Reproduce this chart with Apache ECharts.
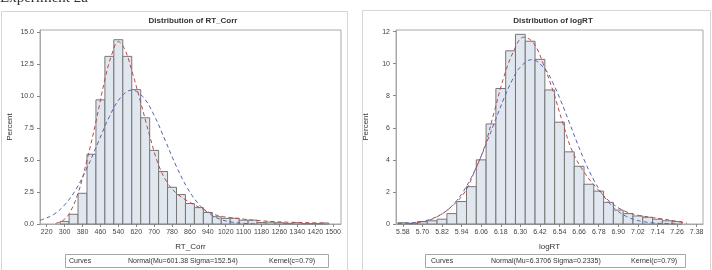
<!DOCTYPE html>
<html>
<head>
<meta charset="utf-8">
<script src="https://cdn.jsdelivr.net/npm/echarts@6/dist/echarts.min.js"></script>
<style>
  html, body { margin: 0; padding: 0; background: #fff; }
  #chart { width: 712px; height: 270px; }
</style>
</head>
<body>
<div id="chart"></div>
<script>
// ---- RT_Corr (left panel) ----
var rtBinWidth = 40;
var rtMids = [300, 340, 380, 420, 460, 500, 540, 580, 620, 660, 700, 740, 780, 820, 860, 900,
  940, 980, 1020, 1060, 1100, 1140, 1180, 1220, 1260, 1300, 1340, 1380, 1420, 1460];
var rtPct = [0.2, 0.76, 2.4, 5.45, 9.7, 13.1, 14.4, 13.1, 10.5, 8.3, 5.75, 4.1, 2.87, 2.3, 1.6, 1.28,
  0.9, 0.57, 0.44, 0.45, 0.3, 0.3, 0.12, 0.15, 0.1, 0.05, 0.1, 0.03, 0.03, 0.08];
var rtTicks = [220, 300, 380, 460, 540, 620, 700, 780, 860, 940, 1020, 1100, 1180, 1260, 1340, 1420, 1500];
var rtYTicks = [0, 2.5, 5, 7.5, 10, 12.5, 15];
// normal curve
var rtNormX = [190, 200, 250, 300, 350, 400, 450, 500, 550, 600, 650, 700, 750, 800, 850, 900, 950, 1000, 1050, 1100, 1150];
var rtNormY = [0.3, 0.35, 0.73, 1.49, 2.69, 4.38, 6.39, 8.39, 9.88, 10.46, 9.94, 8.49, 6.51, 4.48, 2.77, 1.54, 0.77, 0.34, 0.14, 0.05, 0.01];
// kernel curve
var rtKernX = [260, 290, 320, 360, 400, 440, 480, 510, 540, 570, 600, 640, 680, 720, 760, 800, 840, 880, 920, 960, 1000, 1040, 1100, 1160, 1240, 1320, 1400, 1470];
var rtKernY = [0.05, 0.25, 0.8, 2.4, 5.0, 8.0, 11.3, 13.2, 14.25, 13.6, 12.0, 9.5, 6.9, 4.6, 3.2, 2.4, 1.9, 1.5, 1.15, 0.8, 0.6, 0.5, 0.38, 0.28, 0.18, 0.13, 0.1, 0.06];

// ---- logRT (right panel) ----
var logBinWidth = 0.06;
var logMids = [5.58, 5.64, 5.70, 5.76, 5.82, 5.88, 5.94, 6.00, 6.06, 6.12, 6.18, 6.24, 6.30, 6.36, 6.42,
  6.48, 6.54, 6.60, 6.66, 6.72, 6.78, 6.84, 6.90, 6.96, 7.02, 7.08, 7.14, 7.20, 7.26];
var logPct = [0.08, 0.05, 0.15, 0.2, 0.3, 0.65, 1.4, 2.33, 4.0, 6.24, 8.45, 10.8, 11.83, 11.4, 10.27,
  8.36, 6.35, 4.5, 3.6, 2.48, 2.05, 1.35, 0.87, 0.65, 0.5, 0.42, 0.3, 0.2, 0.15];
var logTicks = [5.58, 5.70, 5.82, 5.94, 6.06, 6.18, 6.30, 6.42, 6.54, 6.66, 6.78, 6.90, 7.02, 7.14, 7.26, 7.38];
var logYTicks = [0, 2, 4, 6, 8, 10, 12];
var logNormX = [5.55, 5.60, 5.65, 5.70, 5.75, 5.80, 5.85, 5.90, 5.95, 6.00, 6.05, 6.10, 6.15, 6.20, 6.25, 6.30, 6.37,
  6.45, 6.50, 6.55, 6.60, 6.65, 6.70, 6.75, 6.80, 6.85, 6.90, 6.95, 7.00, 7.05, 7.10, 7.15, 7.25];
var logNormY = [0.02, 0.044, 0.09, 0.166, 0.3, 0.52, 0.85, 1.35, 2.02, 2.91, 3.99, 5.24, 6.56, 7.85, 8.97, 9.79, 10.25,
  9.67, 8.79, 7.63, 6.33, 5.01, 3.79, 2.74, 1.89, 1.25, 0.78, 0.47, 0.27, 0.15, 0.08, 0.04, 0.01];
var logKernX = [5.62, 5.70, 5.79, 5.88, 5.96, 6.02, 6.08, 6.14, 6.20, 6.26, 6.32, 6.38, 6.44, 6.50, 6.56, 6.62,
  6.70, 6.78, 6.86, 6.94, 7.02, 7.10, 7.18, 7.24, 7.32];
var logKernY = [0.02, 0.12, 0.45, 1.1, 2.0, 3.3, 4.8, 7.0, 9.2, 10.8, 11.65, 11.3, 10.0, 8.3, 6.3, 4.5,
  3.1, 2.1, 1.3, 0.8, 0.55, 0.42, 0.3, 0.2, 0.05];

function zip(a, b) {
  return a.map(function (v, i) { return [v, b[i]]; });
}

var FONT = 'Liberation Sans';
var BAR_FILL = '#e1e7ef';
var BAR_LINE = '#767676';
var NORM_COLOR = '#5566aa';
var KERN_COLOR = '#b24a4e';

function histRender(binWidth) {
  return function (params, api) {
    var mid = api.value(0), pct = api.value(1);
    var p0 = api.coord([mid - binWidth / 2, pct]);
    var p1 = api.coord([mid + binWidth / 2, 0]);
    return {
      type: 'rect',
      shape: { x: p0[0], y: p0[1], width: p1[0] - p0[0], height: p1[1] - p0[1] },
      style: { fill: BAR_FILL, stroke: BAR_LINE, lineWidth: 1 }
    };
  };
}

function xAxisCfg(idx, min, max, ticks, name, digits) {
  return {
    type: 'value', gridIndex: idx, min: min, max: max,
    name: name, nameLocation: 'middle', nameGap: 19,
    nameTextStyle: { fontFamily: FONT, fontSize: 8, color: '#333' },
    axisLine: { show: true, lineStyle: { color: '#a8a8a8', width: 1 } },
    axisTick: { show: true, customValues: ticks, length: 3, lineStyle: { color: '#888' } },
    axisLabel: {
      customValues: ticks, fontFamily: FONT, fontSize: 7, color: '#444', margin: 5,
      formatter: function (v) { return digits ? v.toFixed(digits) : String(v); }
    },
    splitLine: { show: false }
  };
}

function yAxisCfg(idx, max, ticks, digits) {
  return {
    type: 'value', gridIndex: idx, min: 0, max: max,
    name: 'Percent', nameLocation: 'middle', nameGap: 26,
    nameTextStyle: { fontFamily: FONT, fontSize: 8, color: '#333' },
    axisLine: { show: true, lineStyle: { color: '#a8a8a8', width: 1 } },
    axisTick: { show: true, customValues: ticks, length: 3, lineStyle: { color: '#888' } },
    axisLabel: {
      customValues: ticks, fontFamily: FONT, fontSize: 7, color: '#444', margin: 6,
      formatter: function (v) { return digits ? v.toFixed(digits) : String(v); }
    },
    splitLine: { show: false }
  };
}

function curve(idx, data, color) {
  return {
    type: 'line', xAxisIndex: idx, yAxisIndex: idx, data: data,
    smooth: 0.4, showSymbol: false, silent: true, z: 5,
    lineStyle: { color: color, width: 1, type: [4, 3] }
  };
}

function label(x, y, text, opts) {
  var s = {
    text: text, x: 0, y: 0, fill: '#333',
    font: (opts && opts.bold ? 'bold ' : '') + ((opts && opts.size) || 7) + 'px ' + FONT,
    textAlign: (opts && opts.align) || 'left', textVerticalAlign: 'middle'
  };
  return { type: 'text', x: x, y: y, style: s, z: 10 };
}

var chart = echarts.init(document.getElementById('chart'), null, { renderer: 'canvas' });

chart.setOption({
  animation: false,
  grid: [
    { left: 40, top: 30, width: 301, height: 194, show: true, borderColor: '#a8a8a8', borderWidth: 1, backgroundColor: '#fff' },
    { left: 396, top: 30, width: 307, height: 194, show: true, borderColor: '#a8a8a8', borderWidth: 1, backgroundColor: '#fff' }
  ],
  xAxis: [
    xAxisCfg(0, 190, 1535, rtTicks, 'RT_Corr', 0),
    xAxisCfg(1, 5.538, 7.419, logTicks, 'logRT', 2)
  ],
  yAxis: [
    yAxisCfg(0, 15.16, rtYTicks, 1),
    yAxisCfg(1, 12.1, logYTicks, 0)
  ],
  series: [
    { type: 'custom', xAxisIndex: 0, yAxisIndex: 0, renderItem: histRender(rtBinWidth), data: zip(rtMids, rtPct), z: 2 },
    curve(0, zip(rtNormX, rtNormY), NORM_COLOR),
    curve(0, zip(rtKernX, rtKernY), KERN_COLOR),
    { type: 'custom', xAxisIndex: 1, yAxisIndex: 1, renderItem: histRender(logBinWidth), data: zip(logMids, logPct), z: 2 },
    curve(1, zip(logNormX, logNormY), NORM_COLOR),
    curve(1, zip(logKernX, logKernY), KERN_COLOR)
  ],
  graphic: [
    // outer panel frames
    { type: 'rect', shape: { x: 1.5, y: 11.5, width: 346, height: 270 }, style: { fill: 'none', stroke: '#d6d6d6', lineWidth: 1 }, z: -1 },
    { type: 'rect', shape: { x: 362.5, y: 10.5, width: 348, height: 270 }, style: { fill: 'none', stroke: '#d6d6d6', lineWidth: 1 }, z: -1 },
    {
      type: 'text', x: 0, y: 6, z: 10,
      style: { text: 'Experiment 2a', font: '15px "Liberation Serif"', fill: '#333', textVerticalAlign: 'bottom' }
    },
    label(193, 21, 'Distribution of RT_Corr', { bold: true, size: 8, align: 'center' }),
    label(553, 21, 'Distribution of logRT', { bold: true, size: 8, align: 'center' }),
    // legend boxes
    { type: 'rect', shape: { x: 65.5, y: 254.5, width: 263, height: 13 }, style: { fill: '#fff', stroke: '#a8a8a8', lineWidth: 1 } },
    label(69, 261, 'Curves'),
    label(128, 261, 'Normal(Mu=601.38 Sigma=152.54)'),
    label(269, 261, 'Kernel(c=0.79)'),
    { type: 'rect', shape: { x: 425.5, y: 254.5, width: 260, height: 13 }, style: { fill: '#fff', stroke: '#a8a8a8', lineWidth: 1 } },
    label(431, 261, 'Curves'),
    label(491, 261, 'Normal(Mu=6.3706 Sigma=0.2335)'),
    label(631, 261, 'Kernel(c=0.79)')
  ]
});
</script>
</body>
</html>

####################

Problem to solve
Leave out the pictures, then repeat the listing above exactly from its first line to the line with "0.13, 0.1, 0.06];", inclusive.

Task result
Reproduce this chart with Apache ECharts.
<!DOCTYPE html>
<html>
<head>
<meta charset="utf-8">
<script src="https://cdn.jsdelivr.net/npm/echarts@6/dist/echarts.min.js"></script>
<style>
  html, body { margin: 0; padding: 0; background: #fff; }
  #chart { width: 712px; height: 270px; }
</style>
</head>
<body>
<div id="chart"></div>
<script>
// ---- RT_Corr (left panel) ----
var rtBinWidth = 40;
var rtMids = [300, 340, 380, 420, 460, 500, 540, 580, 620, 660, 700, 740, 780, 820, 860, 900,
  940, 980, 1020, 1060, 1100, 1140, 1180, 1220, 1260, 1300, 1340, 1380, 1420, 1460];
var rtPct = [0.2, 0.76, 2.4, 5.45, 9.7, 13.1, 14.4, 13.1, 10.5, 8.3, 5.75, 4.1, 2.87, 2.3, 1.6, 1.28,
  0.9, 0.57, 0.44, 0.45, 0.3, 0.3, 0.12, 0.15, 0.1, 0.05, 0.1, 0.03, 0.03, 0.08];
var rtTicks = [220, 300, 380, 460, 540, 620, 700, 780, 860, 940, 1020, 1100, 1180, 1260, 1340, 1420, 1500];
var rtYTicks = [0, 2.5, 5, 7.5, 10, 12.5, 15];
// normal curve
var rtNormX = [190, 200, 250, 300, 350, 400, 450, 500, 550, 600, 650, 700, 750, 800, 850, 900, 950, 1000, 1050, 1100, 1150];
var rtNormY = [0.3, 0.35, 0.73, 1.49, 2.69, 4.38, 6.39, 8.39, 9.88, 10.46, 9.94, 8.49, 6.51, 4.48, 2.77, 1.54, 0.77, 0.34, 0.14, 0.05, 0.01];
// kernel curve
var rtKernX = [260, 290, 320, 360, 400, 440, 480, 510, 540, 570, 600, 640, 680, 720, 760, 800, 840, 880, 920, 960, 1000, 1040, 1100, 1160, 1240, 1320, 1400, 1470];
var rtKernY = [0.05, 0.25, 0.8, 2.4, 5.0, 8.0, 11.3, 13.2, 14.25, 13.6, 12.0, 9.5, 6.9, 4.6, 3.2, 2.4, 1.9, 1.5, 1.15, 0.8, 0.6, 0.5, 0.38, 0.28, 0.18, 0.13, 0.1, 0.06];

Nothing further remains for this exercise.